Social media can be very constructive in that way. I think interviews like these are so interesting, though, because they mark a place in time. Perhaps in ten years we will look back and ask, why did we not acknowledge the dangers of social media, then? For now, ignorance is bliss.
You've also worked with many famous brands such as Off-White and Tommy Hilfiger. What was this experience like for you? How did a 23-year-old photographer from Miami convince these brand to shoot for them on film?
Interestingly, the preeminent challenge I face when working with a brand like Virgil Abloh’s Off-White or Tommy is not the need to convince these brands to allow me to shoot on film. The challenge I face is my need to maintain a level of subversiveness and authenticity in everything I do. With prominent photographers choosing to shoot film over digital now, I often find it easy to convince a brand to let me shoot on film. The actual conflict arises when I attempt to represent a brand authentically without compromising my own aesthetic or opinion.
I think that has a lot to do with the brands themselves though. With a seasoned American brand like Tommy, the inclination is always to remain classic. With a relatively young brand like Off-White, there is obviously more freedom at hand. For me, each brand is like a stage prop. They are tools. They are very visual tools that draw attention to me. Brands are flashy and working with them allows me to do what I want. It is rarely about convincing. I am always collaborating, and the experience is almost always right.
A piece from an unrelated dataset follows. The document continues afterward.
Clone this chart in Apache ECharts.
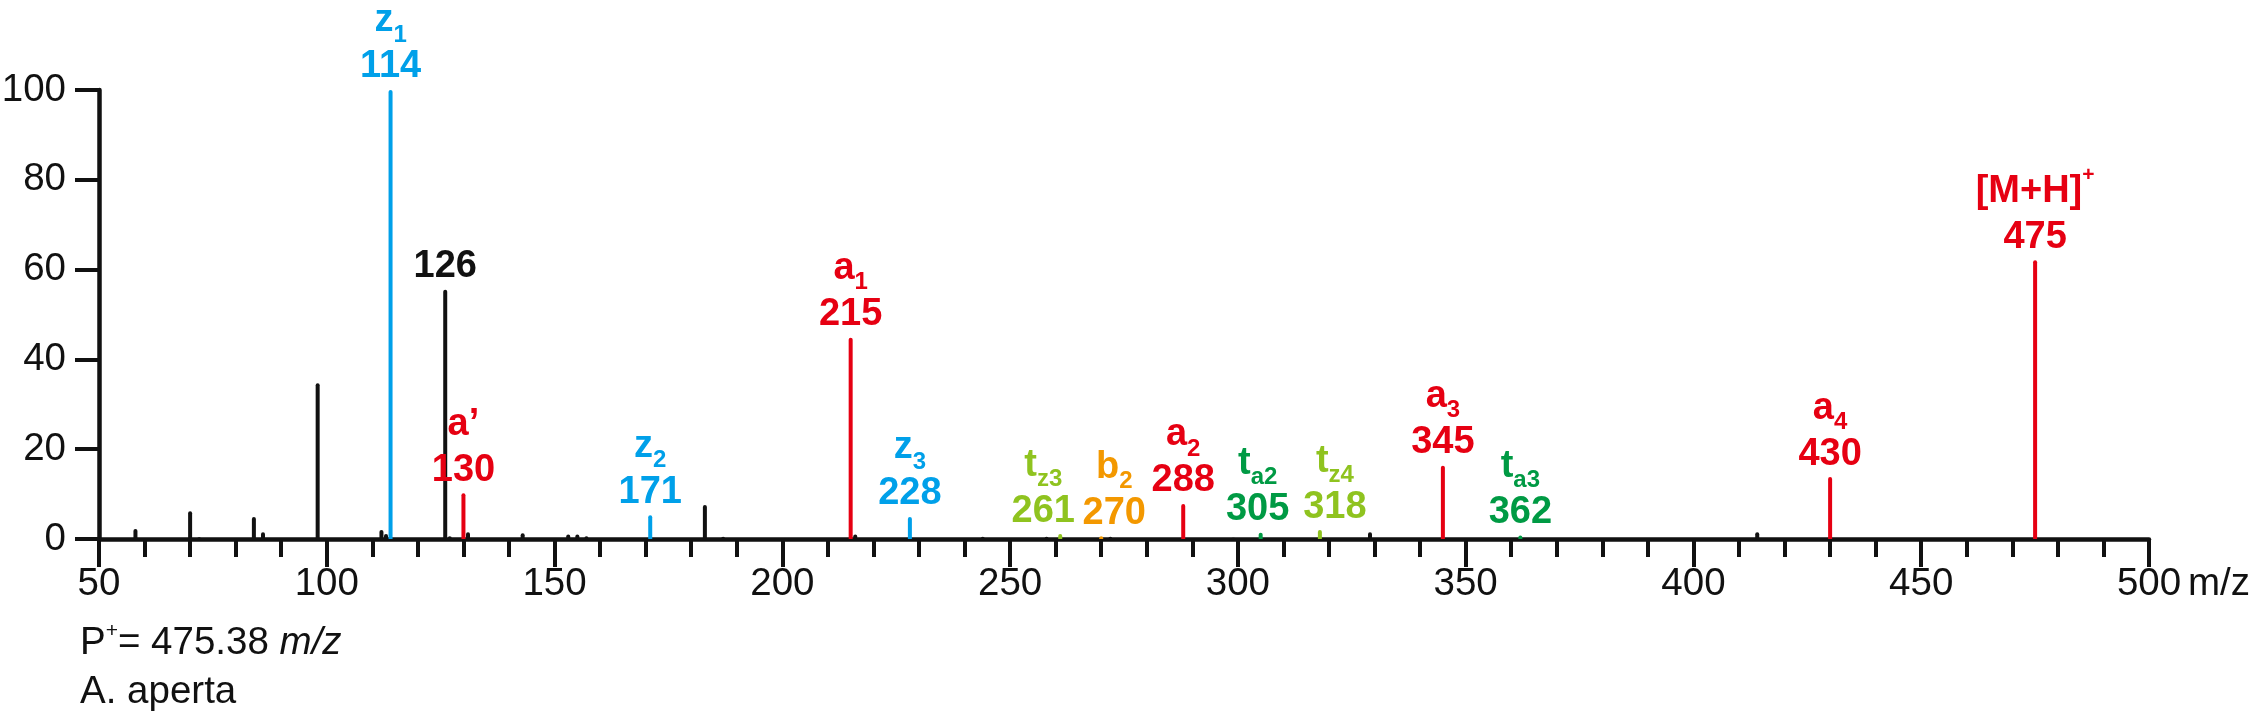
<!DOCTYPE html>
<html><head><meta charset="utf-8">
<script src="https://cdn.jsdelivr.net/npm/echarts@6/dist/echarts.min.js"></script>
<style>html,body{margin:0;padding:0;background:#fff}#c{width:2250px;height:719px}</style>
</head><body><div id="c"></div>
<script>
// Unannotated (black) peaks: m/z and relative intensity (%)
const peakMz  = [58, 70, 72, 84, 86, 98, 112, 113, 127, 131, 143, 153, 155, 157, 183, 187, 201, 216, 244, 258, 272, 299, 329, 414];
const peakInt = [2.2, 6.2, 0.4, 4.9, 1.5, 34.7, 2.0, 1.1, 0.6, 1.5, 1.3, 1.0, 1.0, 0.6, 7.6, 0.5, 0.2, 1.0, 0.5, 0.5, 0.5, 0.3, 1.5, 1.5];

// Annotated ions
const ionMz   = [114, 126, 130, 171, 215, 228, 261, 270, 288, 305, 318, 345, 362, 430, 475];
const ionInt  = [100, 55.5, 10.2, 5.3, 44.8, 4.9, 1.1, 0.6, 7.8, 1.4, 2.0, 16.3, 0.8, 13.8, 62.1];
const ionName = ['z', '', 'a\u2019', 'z', 'a', 'z', 't', 'b', 'a', 't', 't', 'a', 't', 'a', '[M+H]'];
const ionSub  = ['1', '', '', '2', '1', '3', 'z3', '2', '2', 'a2', 'z4', '3', 'a3', '4', ''];
const ionSup  = ['', '', '', '', '', '', '', '', '', '', '', '', '', '', '+'];
const ionType = ['z', 'k', 'a', 'z', 'a', 'z', 'tz', 'b', 'a', 'ta', 'tz', 'a', 'ta', 'a', 'a'];
const ionLabel = ['114', '126', '130', '171', '215', '228', '261', '270', '288', '305', '318', '345', '362', '430', '475'];

const xTickLabels = ['50', '100', '150', '200', '250', '300', '350', '400', '450', '500'];
const yTickLabels = ['0', '20', '40', '60', '80', '100'];

// ---- styling (not data) ----
const typeColor = { z: '#00a0e9', a: '#e60012', b: '#f39800', tz: '#8fc31f', ta: '#009a44', k: '#111111' };
const labelShiftPx = { 261: -17, 270: 13, 305: -3, 318: 15 }; // nudges for crowded annotations
const FONT = '"Liberation Sans", Arial, Helvetica, sans-serif';
const INK = '#111111';
const FS = 38.5;
const FB = 38;

const data = [];
peakMz.forEach((m, i) => data.push({ value: [m, peakInt[i]], itemStyle: { color: INK } }));
ionMz.forEach((m, i) => {
  const c = typeColor[ionType[i]];
  let txt = '';
  if (ionName[i]) {
    txt += '{n|' + ionName[i] + '}';
    if (ionSub[i]) txt += '{s|' + ionSub[i] + '}';
    if (ionSup[i]) txt += '{p|' + ionSup[i] + '}';
    txt += '\n';
  }
  txt += '{v|' + ionLabel[i] + '}';
  data.push({
    value: [m, ionInt[i]],
    itemStyle: { color: c },
    label: {
      show: true, position: 'top', distance: 3, formatter: txt, align: 'center',
      offset: [labelShiftPx[m] || 0, 0],
      rich: {
        n: { fontFamily: FONT, fontWeight: 'bold', fontSize: FB, lineHeight: 52, color: c },
        s: { fontFamily: FONT, fontWeight: 'bold', fontSize: 24, lineHeight: 16, verticalAlign: 'bottom', color: c },
        p: { fontFamily: FONT, fontWeight: 'bold', fontSize: 21, lineHeight: 38, verticalAlign: 'top', color: c },
        v: { fontFamily: FONT, fontWeight: 'bold', fontSize: FB, lineHeight: 40, color: c }
      }
    }
  });
});

const chart = echarts.init(document.getElementById('c'), null, { renderer: 'canvas' });
chart.setOption({
  animation: false,
  backgroundColor: '#ffffff',
  grid: { left: 99, right: 101, top: 90, bottom: 180, containLabel: false, outerBoundsMode: 'none' },
  xAxis: {
    type: 'value', min: 50, max: 500, interval: 50,
    name: 'm/z', nameLocation: 'end', nameGap: 39,
    nameTextStyle: { fontFamily: FONT, fontSize: FS, color: INK, verticalAlign: 'top', padding: [26, 0, 0, 0] },
    axisLine: { show: true, onZero: true, lineStyle: { color: INK, width: 4.5 } },
    axisTick: { show: true, length: 28, lineStyle: { color: INK, width: 4 } },
    minorTick: { show: true, splitNumber: 5, length: 18, lineStyle: { color: INK, width: 4 } },
    axisLabel: { fontFamily: FONT, fontSize: FS, color: INK, margin: 26,
      formatter: v => xTickLabels[Math.round((v - 50) / 50)] },
    splitLine: { show: false }
  },
  yAxis: {
    type: 'value', min: 0, max: 100, interval: 20,
    axisLine: { show: true, lineStyle: { color: INK, width: 4.5 } },
    axisTick: { show: true, length: 24, lineStyle: { color: INK, width: 4 } },
    axisLabel: { fontFamily: FONT, fontSize: FS, color: INK, margin: 33,
      formatter: v => yTickLabels[Math.round(v / 20)] },
    splitLine: { show: false }
  },
  series: [{
    type: 'bar', barWidth: 4, data: data,
    itemStyle: { borderRadius: [2, 2, 0, 0] },
    z: 3
  }],
  graphic: [
    { type: 'text', left: 80, top: 621, style: {
      text: '{a|P}{p|+}{a|= 475.38 }{i|m/z}',
      rich: {
        a: { fontFamily: FONT, fontSize: FS, lineHeight: 44, fill: INK },
        p: { fontFamily: FONT, fontSize: 21, lineHeight: 34, verticalAlign: 'top', fill: INK },
        i: { fontFamily: FONT, fontSize: FS, lineHeight: 44, fontStyle: 'italic', fill: INK }
      } } },
    { type: 'text', left: 80, top: 670, style: { text: 'A. aperta', fontFamily: FONT, fontSize: FS, lineHeight: 44, fill: INK } }
  ]
});
</script></body></html>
Do you have any upcoming projects you would like to share with us?
Yes. I am reading a lot of Hans Ulrich Obrist. I am watching a lot of films in my spare time. I am listening to Blonde and Endless. I am studying Comme des Garçons ads from the 90s but also Stussy ads from the 2010s. I am not a futurist, but I am thinking about the future. I am thinking about asking Virgil Abloh to publish my first photo book on his publishing imprint “FINE PRINT.”
I am thinking about photographing young artists in a late artist’s estate like Jackson Pollock’s in upstate New York. I have visuals releasing with Cadillac and Hudson Jeans this fall. I want to photograph my first magazine cover this year. I believe the ocean never dries. I’m asking myself: How would you touch an image if you were blind?